Details of the launch plans for Joe were revealed today at a “Curzon Platform Presentation” at the company’s new cinema in Victoria Street, London.

In the US, Joe is reckoned to have made four times as much on VOD as it did in cinemas.

“For us, it is about having recognisable names and faces in independent films,” said Philip Mordecai, director of Curzon Home Cinema.

Curzon has acquired several other indie titles with well-known stars that will also be given day-and-date releases on the Home Cinema platform. Among these are Life Of Crime starring Jennifer Anniston and Enemy starring Jake Gyllenhaal.

The company, which has 23 screens, is continuing to bolster its cinema presence across the UK.

“We are rolling out new cinemas across the country. We will double our size in the next three years,” Mordecai said.

Customised new Curzon cinemas will be opened later this year in Canterbury and in Sheffield, and the company is in talks to launch a new site in Scotland.

The company’s landmark London site, The Renoir in Brunswick Square, will be re-launched as six-screen site Curzon Bloomsbury in the autumn.
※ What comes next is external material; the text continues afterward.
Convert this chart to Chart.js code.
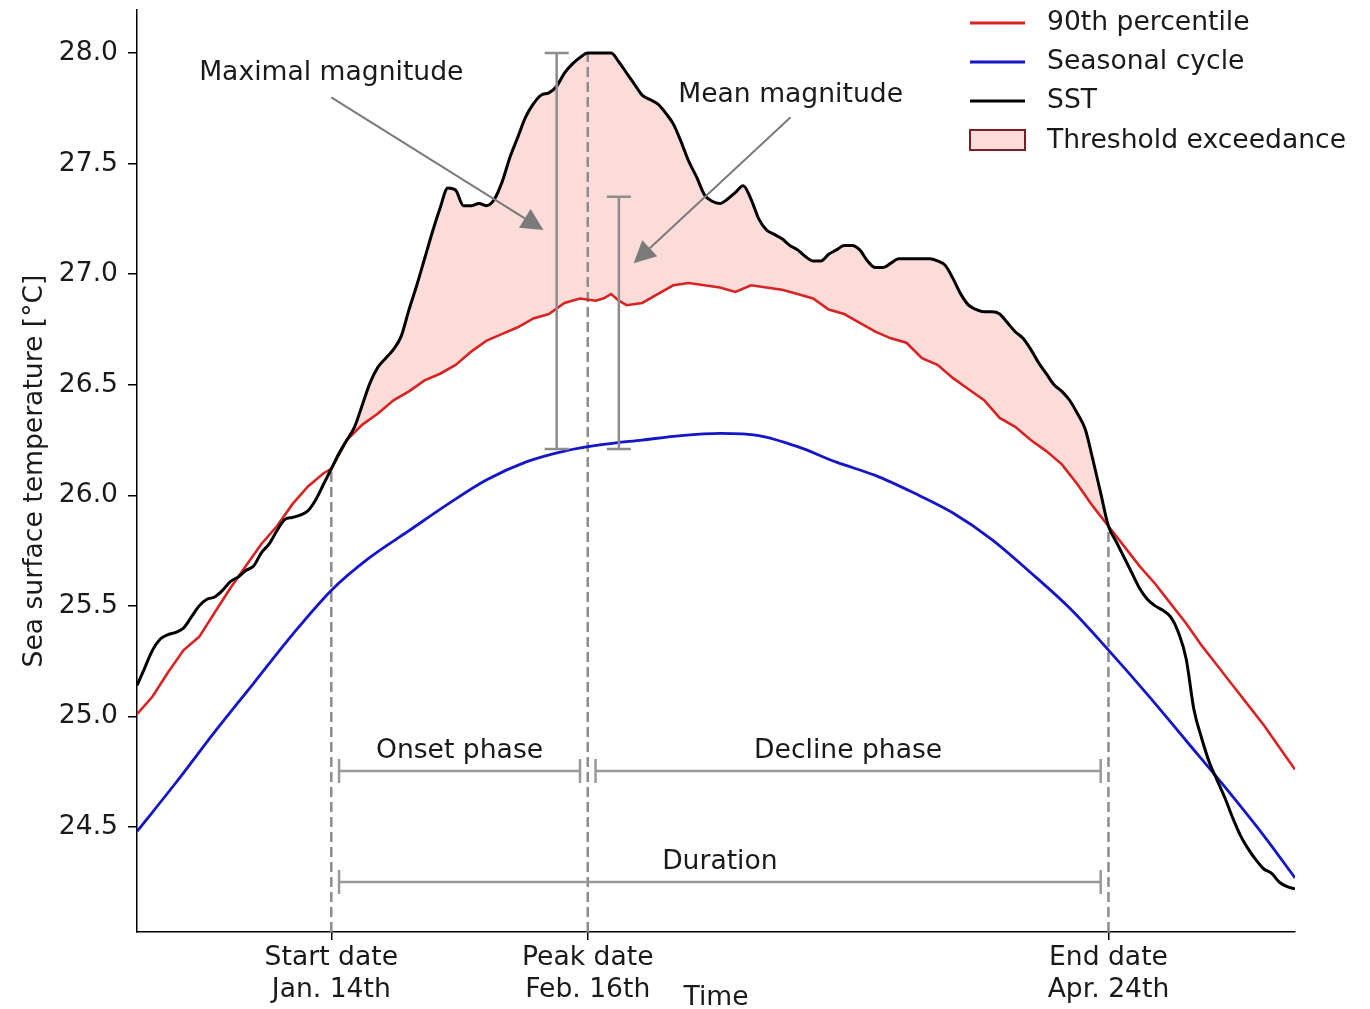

One screen will be a dedicated documentary screen.

At the same time, Curzon Home Cinema is also expanding fast. The service uses Easel TV’s Suggested TV Platform. This takes advantage of Microsoft Azure Cloud services. Representatives from both Easel TV , Microsoft and PayWizard (which looks after payment processing for the platform) attended the presentation.

Mordecai emphasised the crucial part that curation plays on the Home Cinema platform, which launched in late May. “There is nothing generic about anything we do,” he said.
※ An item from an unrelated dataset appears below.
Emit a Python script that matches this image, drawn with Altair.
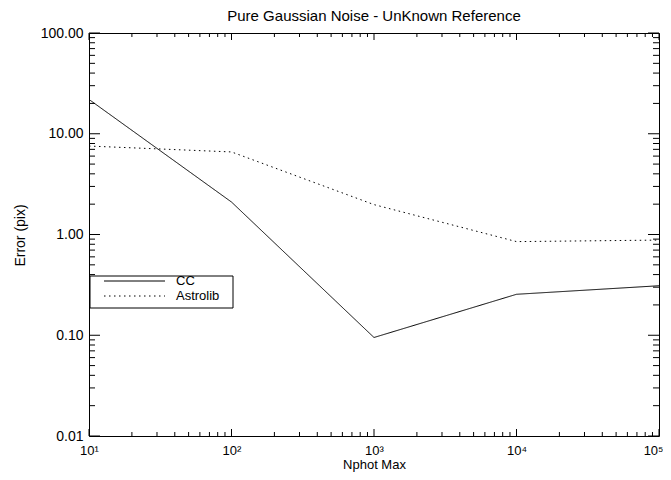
import altair as alt
import pandas as pd

# ---- data ----
nphot = [10, 100, 1000, 10000, 100000]
err_cc = [21.9, 2.1, 0.095, 0.255, 0.31]
err_astrolib = [7.55, 6.6, 1.98, 0.85, 0.88]
series_names = ["CC", "Astrolib"]

x_major = [10, 100, 1000, 10000, 100000]
x_minor = [m * 10 ** e for e in range(1, 5) for m in range(2, 10)]
y_major = [0.01, 0.1, 1, 10, 100]
y_minor = [round(m * 10.0 ** e, 4) for e in range(-2, 2) for m in range(2, 10)]

title_text = "Pure Gaussian Noise - UnKnown Reference"
x_title = "Nphot Max"
y_title = "Error (pix)"

W, H = 570, 403
FONT = "Liberation Sans"

rows = []
for name, vals in zip(series_names, [err_cc, err_astrolib]):
    for x, y in zip(nphot, vals):
        rows.append({"nphot": x, "error": y, "series": name})
df = pd.DataFrame(rows)

xs = alt.Scale(type="log", domain=[10, 100000], nice=False)
ys = alt.Scale(type="log", domain=[0.01, 100], nice=False)

sup_expr = ("datum.value == 10 ? '10\u00b9' : datum.value == 100 ? '10\u00b2' : "
            "datum.value == 1000 ? '10\u00b3' : datum.value == 10000 ? '10\u2074' : '10\u2075'")

xaxis = alt.Axis(values=x_major, labelExpr=sup_expr, ticks=False, tickSize=0, domain=False,
                 grid=False, labelPadding=8, labelFontSize=13, labelFont=FONT,
                 labelColor="black", title=x_title, titleFont=FONT, titleFontSize=13,
                 titleFontWeight="normal", titleColor="black", titleY=28,
                 titleBaseline="middle", labelFlush=False,
                 labelAlign={"condition": {"test": "datum.value >= 100000", "value": "right"},
                             "value": "center"},
                 labelOffset={"condition": {"test": "datum.value >= 100000", "value": 4},
                              "value": 0})
yaxis = alt.Axis(values=y_major, format=".2f", ticks=False, tickSize=0, domain=False,
                 grid=False, labelPadding=6, labelFontSize=14, labelFont=FONT,
                 labelColor="black", title=y_title, titleFont=FONT, titleFontSize=14,
                 titleFontWeight="normal", titleColor="#000000", titleX=-69, titleY=202,
                 titleAngle=-90, titleBaseline="middle", labelFlush=False)

lines = alt.Chart(df).mark_line(color="black", strokeWidth=1, clip=True).encode(
    x=alt.X("nphot:Q", scale=xs, axis=xaxis),
    y=alt.Y("error:Q", scale=ys, axis=yaxis),
    strokeDash=alt.StrokeDash("series:N",
                              scale=alt.Scale(domain=series_names, range=[[1, 0], [1.5, 3.5]]),
                              legend=None),
    detail="series:N",
)

def xticks(vals, length):
    d = pd.DataFrame({"v": vals})
    bottom = alt.Chart(d).mark_rule(color="black", strokeWidth=1).encode(
        x=alt.X("v:Q", scale=xs, axis=xaxis), y=alt.value(H), y2=alt.value(H - length))
    top = alt.Chart(d).mark_rule(color="black", strokeWidth=1).encode(
        x=alt.X("v:Q", scale=xs, axis=xaxis), y=alt.value(0), y2=alt.value(length))
    return [bottom, top]

def yticks(vals, length):
    d = pd.DataFrame({"v": vals})
    left = alt.Chart(d).mark_rule(color="black", strokeWidth=1).encode(
        y=alt.Y("v:Q", scale=ys, axis=yaxis), x=alt.value(0), x2=alt.value(length))
    right = alt.Chart(d).mark_rule(color="black", strokeWidth=1).encode(
        y=alt.Y("v:Q", scale=ys, axis=yaxis), x=alt.value(W), x2=alt.value(W - length))
    return [left, right]

tick_layers = xticks(x_major, 7) + xticks(x_minor, 4) + yticks(y_major, 11) + yticks(y_minor, 6)

# ---- legend box (IDL style) ----
one = pd.DataFrame({"a": [0]})
legend_layers = [
    alt.Chart(one).mark_rect(fill="white", stroke="black", strokeWidth=1).encode(
        x=alt.value(1), x2=alt.value(144), y=alt.value(243), y2=alt.value(275))
]
dashes = [[1, 0], [1.5, 3.5]]
for i, name in enumerate(series_names):
    yy = 248 + 15 * i
    legend_layers.append(
        alt.Chart(one).mark_rule(color="black", strokeWidth=1, strokeDash=dashes[i]).encode(
            x=alt.value(15), x2=alt.value(76), y=alt.value(yy)))
    legend_layers.append(
        alt.Chart(one).mark_text(text=name, align="left", baseline="middle", font=FONT,
                                 fontSize=13, color="black").encode(
            x=alt.value(87), y=alt.value(yy)))

chart = alt.layer(lines, *tick_layers, *legend_layers).properties(
    width=W, height=H,
    title=alt.Title(title_text, font=FONT, fontSize=15, fontWeight="normal",
                    color="black", offset=2, anchor="middle"),
    autosize=alt.AutoSizeParams(type="none"),
    padding={"left": 81, "top": 25, "right": 4, "bottom": 36},
).configure(background="white").configure_view(stroke="black", strokeWidth=1)

chart.save("out.html", embed_options={"renderer": "svg", "actions": False})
The Home Cinema director acknowledged there had been opposition in certain quarters to day-and-date, multi-platform releasing.

“Hollywood itself is resistant to break the traditional window model,” he said. “They would like to do it but it’s the multiplexes, the theatres and the big chains that don’t want to do that yet. That’s where they make a lot of their money, through the Transformers and big Hollywood franchises.”
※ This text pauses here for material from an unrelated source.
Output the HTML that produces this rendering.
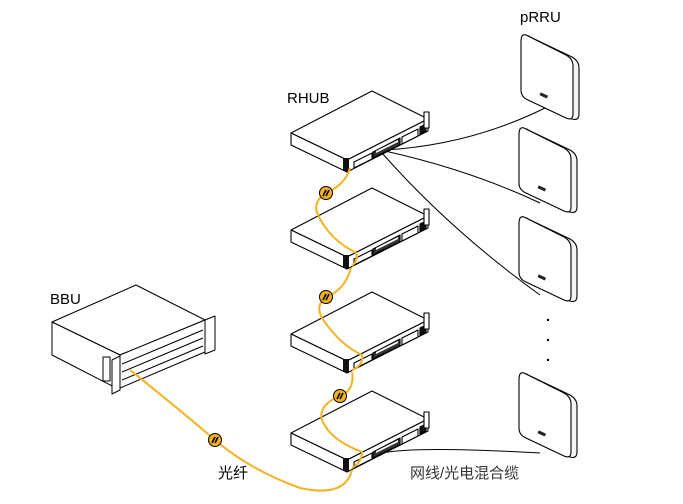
<!DOCTYPE html>
<html><head><meta charset="utf-8"><style>
html,body{margin:0;padding:0;background:#fff;}
svg{display:block}
text{font-family:"Liberation Sans","Noto Sans CJK SC",sans-serif;}
</style></head><body>
<svg width="683" height="504" viewBox="0 0 683 504" xmlns="http://www.w3.org/2000/svg">
<defs>
<g id="rhub" stroke="#000" stroke-width="1.1" fill="#fff" stroke-linejoin="round">
  <polygon points="291,133 372,91 428,119 347,160"/>
  <polygon points="291,133 347,160 347,172 291,145"/>
  <polygon points="347,160 428,119 428,131 347,172"/>
  <rect x="343" y="158" width="6" height="13" fill="#111" stroke="none"/>
  <polygon points="354,162 372,153 372,159 354,168" fill="#fff"/>
  <polygon points="373,152 400,138 400,145 373,158" fill="#333"/>
  <polygon points="376,151 398,140 398,142 376,153" fill="#fff" stroke="none"/>
  <polygon points="402,137 418,129 418,136 402,144" fill="#fff"/>
  <polygon points="420,127 426,124 426,131 420,134" fill="#111"/>
  <rect x="424" y="112" width="5" height="16" fill="#fff"/>
</g>
<g id="prru" stroke="#000" stroke-width="1.1" fill="#fff" stroke-linejoin="round">
  <path d="M528,36 L572,57 Q579,61 579,68 L579,114 Q579,121 572,119 L537,103 Q530,100 530,93 L530,42 Q530,35 528,36 Z" fill="#f4f4f4"/>
  <path d="M526,35 L566,55 Q573,59 573,66 L573,114 Q573,121 566,118 L528,100 Q521,97 521,90 L521,42 Q521,33 526,35 Z"/>
  <rect x="540" y="94" width="8" height="3" fill="#222" stroke="none" transform="rotate(25 544 95)"/>
</g>
<g id="fc">
  <circle r="6.5" fill="#f5b21e" stroke="#000"/>
  <path d="M-3,3 L0,-3 M0,3 L3,-3" stroke="#000" stroke-width="1.6"/>
</g>
</defs>

<g fill="none" stroke="#000" stroke-width="1">
  <path d="M385,150 Q470,145 545,108"/>
  <path d="M385,151 Q470,170 540,203"/>
  <path d="M382,153 Q450,230 540,295"/>
  <path d="M375,455 Q400,445 540,453"/>
</g>

<use href="#rhub"/>
<use href="#rhub" transform="translate(0,97)"/>
<use href="#rhub" transform="translate(0,201)"/>
<use href="#rhub" transform="translate(0,300)"/>

<use href="#prru"/>
<use href="#prru" transform="translate(-2,93)"/>
<use href="#prru" transform="translate(-2,182)"/>
<use href="#prru" transform="translate(-2,338)"/>

<g fill="#000"><circle cx="548" cy="320" r="1.2"/><circle cx="548" cy="340" r="1.2"/><circle cx="548" cy="360" r="1.2"/></g>

<g stroke="#000" stroke-width="1" fill="#fff" stroke-linejoin="round">
  <polygon points="52,322 136,285 205,320 120,355"/>
  <polygon points="52,322 120,355 120,390 52,355"/>
  <polygon points="120,355 205,320 205,352 120,388"/>
  <line x1="122" y1="364" x2="203" y2="330"/><line x1="122" y1="372" x2="203" y2="338"/><line x1="122" y1="380" x2="203" y2="346"/>
  <rect x="103" y="357" width="7" height="24"/>
  <polygon points="112,360 120,356 120,390 112,394" fill="#fff"/>
  <polygon points="205,320 215,316 215,350 205,354" fill="#fff"/>
</g>

<g fill="none" stroke="#f5b21e" stroke-width="2">
  <path d="M350,168 Q345,185 326,193 Q312,202 318,215 Q330,240 355,252 Q360,258 352,266"/>
  <path d="M351,268 Q345,290 326,297 Q315,305 322,318 Q340,345 362,355 Q364,365 352,370"/>
  <path d="M352,372 Q355,390 340,396 Q318,405 322,420 Q330,440 362,452 Q362,462 352,468"/>
  <path d="M130,370 Q180,410 215,440 Q250,470 300,488 Q345,498 352,470"/>
</g>
<use href="#fc" x="326" y="193"/>
<use href="#fc" x="326" y="297"/>
<use href="#fc" x="340" y="396"/>
<use href="#fc" x="215" y="440"/>

<g font-size="15" fill="#000">
  <text x="520" y="22">pRRU</text>
  <text x="287" y="103">RHUB</text>
  <text x="50" y="304">BBU</text>
  <text x="218" y="478">光纤</text>
  <text x="410" y="478" fill="#333">网线/光电混合缆</text>
</g>
</svg>
</body></html>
As a vertically integrated company with a distribution arm as well as its own cinemas, Curzon is able to experiment with day-and-date releasing more adventurously than many of its rivals.

While he would not divulge figures, Mordecai said that the release of Lars Von Trier’s Nymphomaniac was a “huge success”. Von Trier’s film was given a “one night stand” event launch in cinemas and then became available on VOD seven days later.

Curzon Home Cinema is already available on BT and Freesat and is about to launch on another “major” pay-TV platform.